* [EXERCISE GOAL]:
Each record below should be output verbatim, without pictures.

=== RECORDS FOR THE EXERCISE ===

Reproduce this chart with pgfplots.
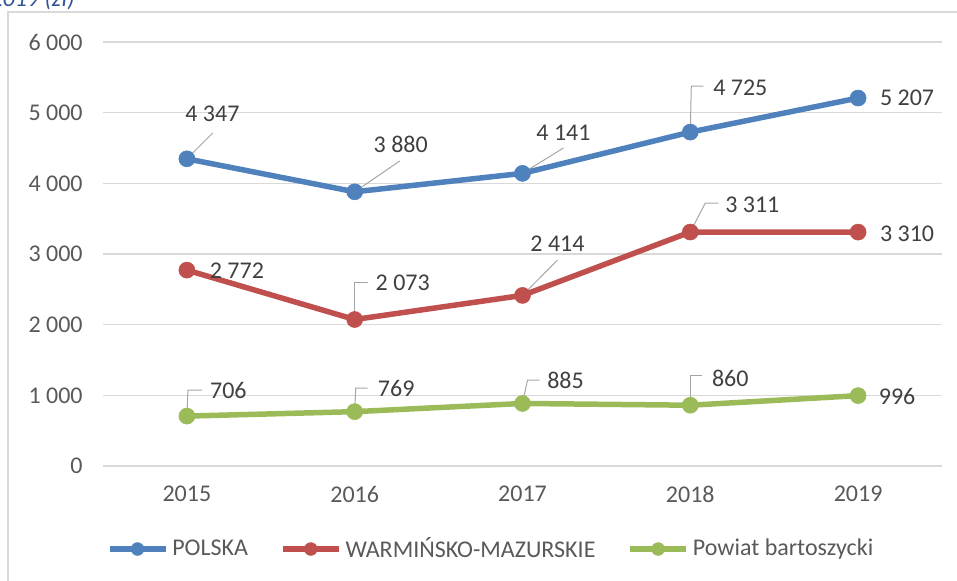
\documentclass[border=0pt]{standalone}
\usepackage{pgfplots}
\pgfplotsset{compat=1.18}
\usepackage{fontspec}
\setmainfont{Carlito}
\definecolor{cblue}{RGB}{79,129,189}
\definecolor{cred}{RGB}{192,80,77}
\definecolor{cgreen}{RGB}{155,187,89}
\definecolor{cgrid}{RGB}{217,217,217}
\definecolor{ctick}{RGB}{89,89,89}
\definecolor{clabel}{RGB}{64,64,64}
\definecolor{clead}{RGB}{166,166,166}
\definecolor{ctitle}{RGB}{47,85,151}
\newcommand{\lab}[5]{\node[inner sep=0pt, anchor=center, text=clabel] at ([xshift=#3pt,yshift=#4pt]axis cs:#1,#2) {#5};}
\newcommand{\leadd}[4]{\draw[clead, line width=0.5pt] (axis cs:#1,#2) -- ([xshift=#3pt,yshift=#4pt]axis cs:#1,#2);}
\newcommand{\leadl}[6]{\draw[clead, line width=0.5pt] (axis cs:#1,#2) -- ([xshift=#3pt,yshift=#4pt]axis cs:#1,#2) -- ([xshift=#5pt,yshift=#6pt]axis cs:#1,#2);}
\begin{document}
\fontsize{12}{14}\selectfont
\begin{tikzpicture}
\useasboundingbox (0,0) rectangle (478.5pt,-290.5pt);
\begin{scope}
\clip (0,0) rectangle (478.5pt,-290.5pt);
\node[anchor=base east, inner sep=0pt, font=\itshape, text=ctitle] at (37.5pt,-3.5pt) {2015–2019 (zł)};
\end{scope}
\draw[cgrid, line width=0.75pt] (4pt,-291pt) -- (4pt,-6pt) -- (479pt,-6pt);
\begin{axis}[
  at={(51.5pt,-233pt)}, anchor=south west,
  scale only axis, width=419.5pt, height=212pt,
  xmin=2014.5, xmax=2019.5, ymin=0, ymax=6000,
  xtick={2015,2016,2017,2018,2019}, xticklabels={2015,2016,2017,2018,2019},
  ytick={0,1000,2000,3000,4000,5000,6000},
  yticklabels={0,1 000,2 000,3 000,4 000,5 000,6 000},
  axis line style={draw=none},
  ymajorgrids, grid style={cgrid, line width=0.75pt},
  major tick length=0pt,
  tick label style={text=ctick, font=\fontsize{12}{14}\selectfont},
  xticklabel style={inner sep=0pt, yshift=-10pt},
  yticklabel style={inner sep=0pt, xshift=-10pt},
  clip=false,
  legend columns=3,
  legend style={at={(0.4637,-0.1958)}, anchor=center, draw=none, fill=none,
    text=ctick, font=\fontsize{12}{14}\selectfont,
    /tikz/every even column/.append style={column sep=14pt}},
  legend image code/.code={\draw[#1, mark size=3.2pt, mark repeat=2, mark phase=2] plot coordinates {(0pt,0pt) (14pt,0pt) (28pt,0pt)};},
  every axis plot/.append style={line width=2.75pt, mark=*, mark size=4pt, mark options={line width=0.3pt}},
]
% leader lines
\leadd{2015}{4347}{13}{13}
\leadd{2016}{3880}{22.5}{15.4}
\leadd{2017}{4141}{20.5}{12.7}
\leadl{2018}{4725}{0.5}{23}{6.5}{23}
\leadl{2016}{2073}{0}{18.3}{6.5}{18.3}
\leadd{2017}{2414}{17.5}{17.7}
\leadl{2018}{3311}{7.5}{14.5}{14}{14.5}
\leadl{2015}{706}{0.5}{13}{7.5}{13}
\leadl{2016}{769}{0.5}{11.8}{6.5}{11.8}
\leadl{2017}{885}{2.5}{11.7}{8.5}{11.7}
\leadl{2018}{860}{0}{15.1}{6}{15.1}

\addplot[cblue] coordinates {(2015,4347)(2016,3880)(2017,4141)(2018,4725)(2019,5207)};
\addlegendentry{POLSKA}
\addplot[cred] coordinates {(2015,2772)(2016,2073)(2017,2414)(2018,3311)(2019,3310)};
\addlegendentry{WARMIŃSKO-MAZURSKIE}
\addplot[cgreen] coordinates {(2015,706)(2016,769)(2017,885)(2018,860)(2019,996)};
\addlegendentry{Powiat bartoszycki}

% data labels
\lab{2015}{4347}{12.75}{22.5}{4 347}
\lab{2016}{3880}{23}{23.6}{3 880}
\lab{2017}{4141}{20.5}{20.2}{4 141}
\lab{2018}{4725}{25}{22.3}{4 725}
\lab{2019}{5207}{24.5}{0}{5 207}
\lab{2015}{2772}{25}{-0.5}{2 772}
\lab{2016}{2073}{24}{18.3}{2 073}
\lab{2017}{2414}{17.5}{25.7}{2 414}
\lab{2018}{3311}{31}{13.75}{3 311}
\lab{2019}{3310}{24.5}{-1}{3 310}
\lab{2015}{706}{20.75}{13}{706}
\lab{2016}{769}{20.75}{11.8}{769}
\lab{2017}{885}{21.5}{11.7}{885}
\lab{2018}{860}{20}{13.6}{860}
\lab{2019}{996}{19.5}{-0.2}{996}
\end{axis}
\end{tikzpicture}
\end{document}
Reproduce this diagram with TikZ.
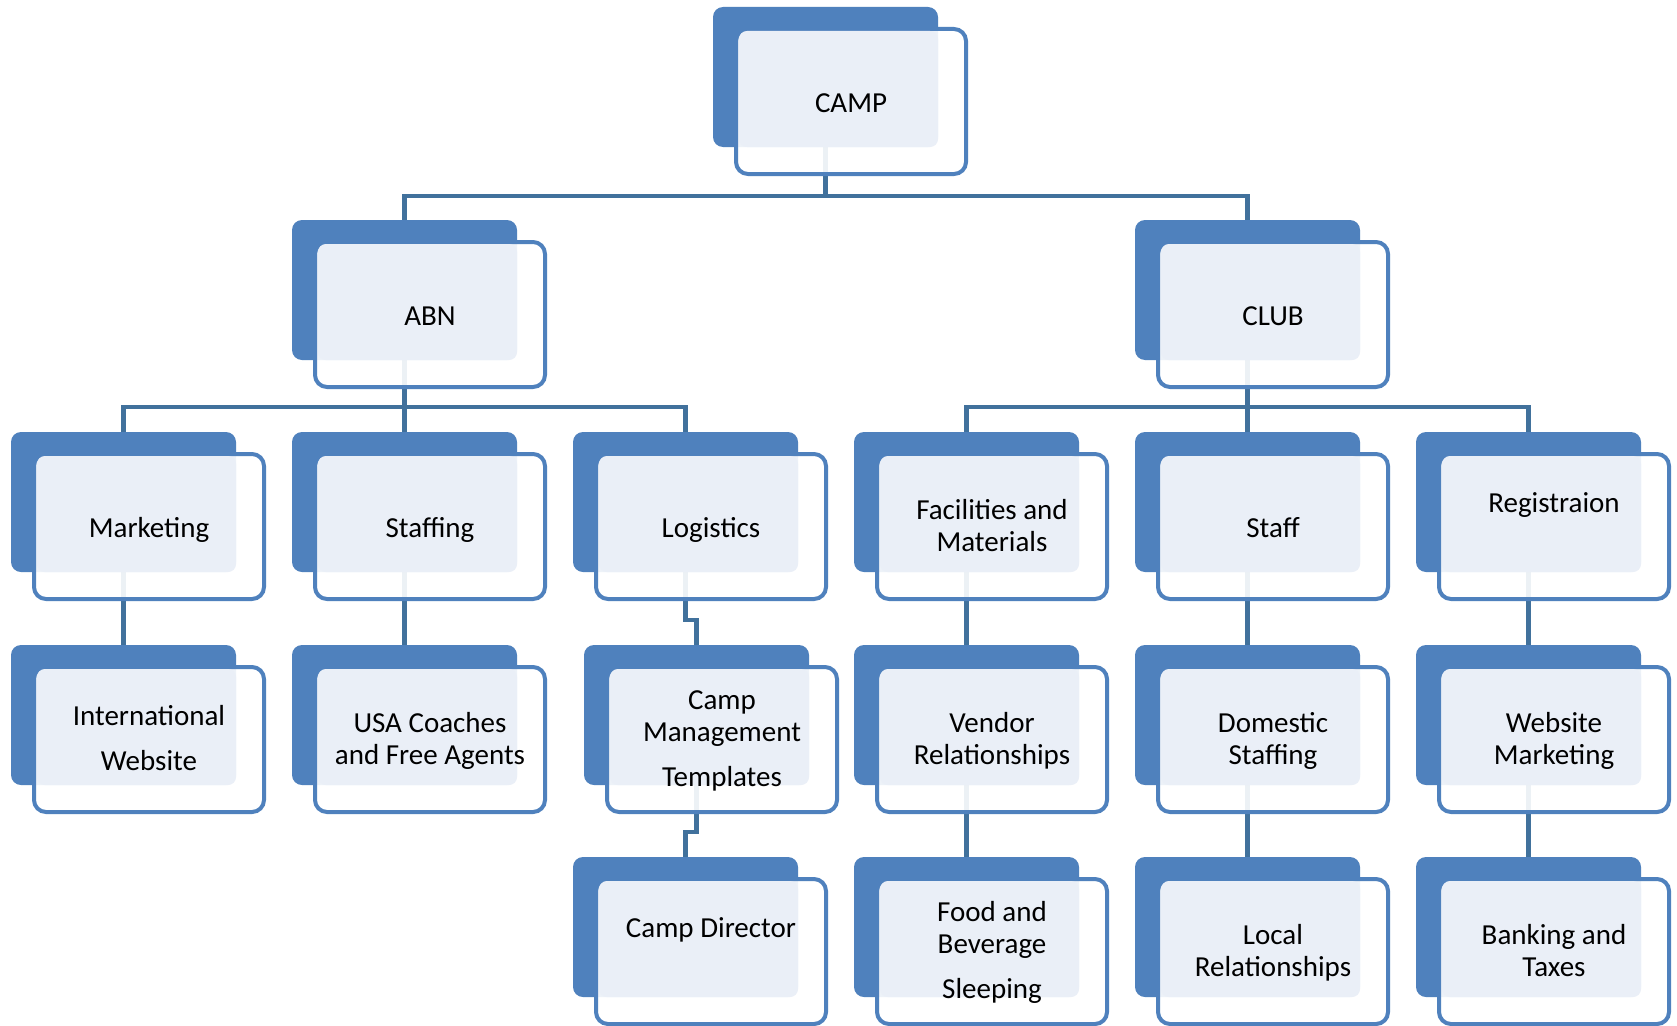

===

* [ANSWER TO THIS EXERCISE]:
Reproduce this chart with pgfplots.
\documentclass[border=0pt]{standalone}
\usepackage{pgfplots}
\pgfplotsset{compat=1.18}
\usepackage{fontspec}
\setmainfont{Carlito}
\definecolor{cblue}{RGB}{79,129,189}
\definecolor{cred}{RGB}{192,80,77}
\definecolor{cgreen}{RGB}{155,187,89}
\definecolor{cgrid}{RGB}{217,217,217}
\definecolor{ctick}{RGB}{89,89,89}
\definecolor{clabel}{RGB}{64,64,64}
\definecolor{clead}{RGB}{166,166,166}
\definecolor{ctitle}{RGB}{47,85,151}
\newcommand{\lab}[5]{\node[inner sep=0pt, anchor=center, text=clabel] at ([xshift=#3pt,yshift=#4pt]axis cs:#1,#2) {#5};}
\newcommand{\leadd}[4]{\draw[clead, line width=0.5pt] (axis cs:#1,#2) -- ([xshift=#3pt,yshift=#4pt]axis cs:#1,#2);}
\newcommand{\leadl}[6]{\draw[clead, line width=0.5pt] (axis cs:#1,#2) -- ([xshift=#3pt,yshift=#4pt]axis cs:#1,#2) -- ([xshift=#5pt,yshift=#6pt]axis cs:#1,#2);}
\begin{document}
\fontsize{12}{14}\selectfont
\begin{tikzpicture}
\useasboundingbox (0,0) rectangle (478.5pt,-290.5pt);
\begin{scope}
\clip (0,0) rectangle (478.5pt,-290.5pt);
\node[anchor=base east, inner sep=0pt, font=\itshape, text=ctitle] at (37.5pt,-3.5pt) {2015–2019 (zł)};
\end{scope}
\draw[cgrid, line width=0.75pt] (4pt,-291pt) -- (4pt,-6pt) -- (479pt,-6pt);
\begin{axis}[
  at={(51.5pt,-233pt)}, anchor=south west,
  scale only axis, width=419.5pt, height=212pt,
  xmin=2014.5, xmax=2019.5, ymin=0, ymax=6000,
  xtick={2015,2016,2017,2018,2019}, xticklabels={2015,2016,2017,2018,2019},
  ytick={0,1000,2000,3000,4000,5000,6000},
  yticklabels={0,1 000,2 000,3 000,4 000,5 000,6 000},
  axis line style={draw=none},
  ymajorgrids, grid style={cgrid, line width=0.75pt},
  major tick length=0pt,
  tick label style={text=ctick, font=\fontsize{12}{14}\selectfont},
  xticklabel style={inner sep=0pt, yshift=-10pt},
  yticklabel style={inner sep=0pt, xshift=-10pt},
  clip=false,
  legend columns=3,
  legend style={at={(0.4637,-0.1958)}, anchor=center, draw=none, fill=none,
    text=ctick, font=\fontsize{12}{14}\selectfont,
    /tikz/every even column/.append style={column sep=14pt}},
  legend image code/.code={\draw[#1, mark size=3.2pt, mark repeat=2, mark phase=2] plot coordinates {(0pt,0pt) (14pt,0pt) (28pt,0pt)};},
  every axis plot/.append style={line width=2.75pt, mark=*, mark size=4pt, mark options={line width=0.3pt}},
]
% leader lines
\leadd{2015}{4347}{13}{13}
\leadd{2016}{3880}{22.5}{15.4}
\leadd{2017}{4141}{20.5}{12.7}
\leadl{2018}{4725}{0.5}{23}{6.5}{23}
\leadl{2016}{2073}{0}{18.3}{6.5}{18.3}
\leadd{2017}{2414}{17.5}{17.7}
\leadl{2018}{3311}{7.5}{14.5}{14}{14.5}
\leadl{2015}{706}{0.5}{13}{7.5}{13}
\leadl{2016}{769}{0.5}{11.8}{6.5}{11.8}
\leadl{2017}{885}{2.5}{11.7}{8.5}{11.7}
\leadl{2018}{860}{0}{15.1}{6}{15.1}

\addplot[cblue] coordinates {(2015,4347)(2016,3880)(2017,4141)(2018,4725)(2019,5207)};
\addlegendentry{POLSKA}
\addplot[cred] coordinates {(2015,2772)(2016,2073)(2017,2414)(2018,3311)(2019,3310)};
\addlegendentry{WARMIŃSKO-MAZURSKIE}
\addplot[cgreen] coordinates {(2015,706)(2016,769)(2017,885)(2018,860)(2019,996)};
\addlegendentry{Powiat bartoszycki}

% data labels
\lab{2015}{4347}{12.75}{22.5}{4 347}
\lab{2016}{3880}{23}{23.6}{3 880}
\lab{2017}{4141}{20.5}{20.2}{4 141}
\lab{2018}{4725}{25}{22.3}{4 725}
\lab{2019}{5207}{24.5}{0}{5 207}
\lab{2015}{2772}{25}{-0.5}{2 772}
\lab{2016}{2073}{24}{18.3}{2 073}
\lab{2017}{2414}{17.5}{25.7}{2 414}
\lab{2018}{3311}{31}{13.75}{3 311}
\lab{2019}{3310}{24.5}{-1}{3 310}
\lab{2015}{706}{20.75}{13}{706}
\lab{2016}{769}{20.75}{11.8}{769}
\lab{2017}{885}{21.5}{11.7}{885}
\lab{2018}{860}{20}{13.6}{860}
\lab{2019}{996}{19.5}{-0.2}{996}
\end{axis}
\end{tikzpicture}
\end{document}
Reproduce this diagram with TikZ.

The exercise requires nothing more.